Keep in mind that something very different is going on out there too, which should be distinguished from the news discussed above. Some unproven stem cell clinics and others lacking robust preclinical data have claimed that purported stem cell product injections could help vision loss, but what they’re selling doesn’t clearly work and has in certain cases done great harm.

11 thoughts on “1st autologous IPS cell clinical trial for vision loss in the US”
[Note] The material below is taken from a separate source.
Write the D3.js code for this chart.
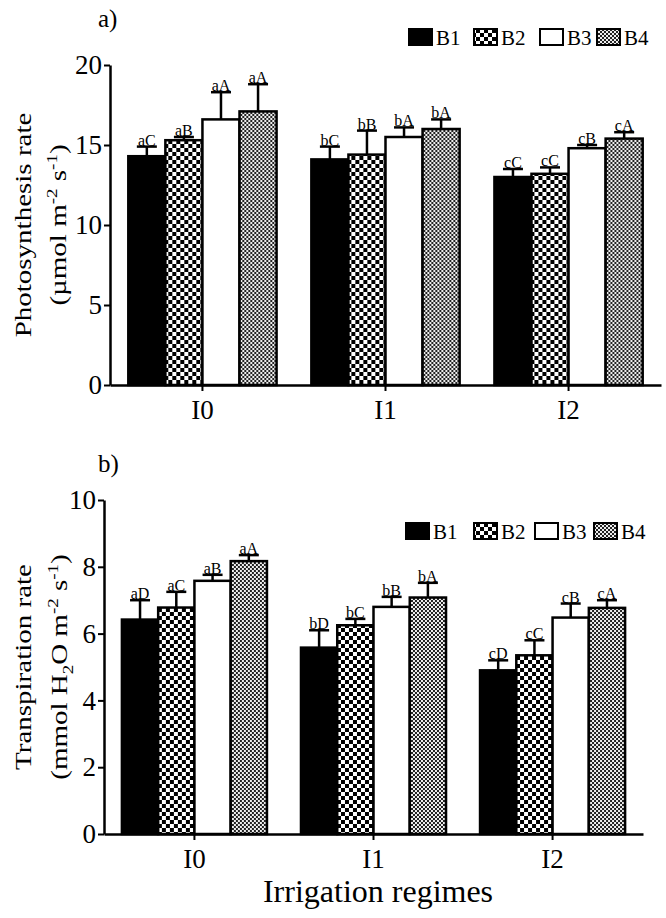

  1. Thankfully my left eye is maintaining @ 20/400 but I am totally blind in my right eye. Weiss did BOTH eyes at the SAME TIME!


  2. Hi Paul,
    I did my PhD on the tumorigenicity of cell therapy. I don’t think just checking mutations are enough for preclinical safety data. Do u know what animal transplantation experiments they have?
    Happy to discuss,

  3. Hi Paul
    I am glad to see that something is finally happening.
    I made the mistake of jumping the gun and trying one of these unproven clinics and just spent a lot of money for nothing. As well they caused the retina in my right eye to detach totally blinding me in that eye.
    Anyone can contact me if they wish at arisstek@rogers.com


    1. Jeff, I’m so sorry to read that! BELIEVE me… I know what it’s like to be tempted by these stem cell clinics. It’s a miracle that I was able to avoid them. But I would love to see discussions on whether the types of treatments talked about in this (and other similar) articles could eventually cure your issue too.

  4. Hi, Paul:

    Here’s the fundamental problem with iPSC-based treatments like this one. Tissue cell biology 101: “human tissues turnover.” Essentially all mature endothelial, epidermal, and epithelial cells, in particular, have finite half-lives, which are much shorter than the human lifespan. They are produced by tissue stem cell divisions, mature, function for a relatively short time, die, and then have to be replaced by the resident continuously asymmetrically self-renewing stem cells for the tissue. No replacement tissue stem cells in the therapy, no stable tissue repair. Since neither unethical human embryonic stem cells nor their ethical cousins, iPSCs, can provide this asymmetric self-renewal function, they themselves also cannot provide sustained tissue repair. IPSC therapies try to avoid the problem of the iPSCs being tumorigenic by producing and administering instead their non-dividing differentiated derivatives. But these cells have no cell renewing capability; and they also have the genetic and epigenetic defects of their iPSC parents, which may pose other ignored problems, too. As some have been suggesting for two decades now, we need to invest more research dollars into understanding how to produce postnatal tissue stem cells for development of therapies for postnatal tissues, instead of just bumbling ahead non-scientifically, with known gaping biological flaws, hoping that something magical will occur.

    James at Asymmetrex

    1. Good courageous discussion, re renewing capacity lacking, just want to note that isoptope studies have shown that other than hippocampal or post-TBI, brain-parenchymal neurons in adults are from birth. I.e. some non-dividing cells have quite a lifetime, and remain good grafting candidates, (while admitting that so far, clinical success has been limited)

    1. This is just the 1st such trial in the US. Of course, work started in Japan years ago. But it’s also notable that this new US study is autologous and the work in Japan is allogeneic. The more solid studies going on around the world on macular degeneration, the more hope for patients one will succeed.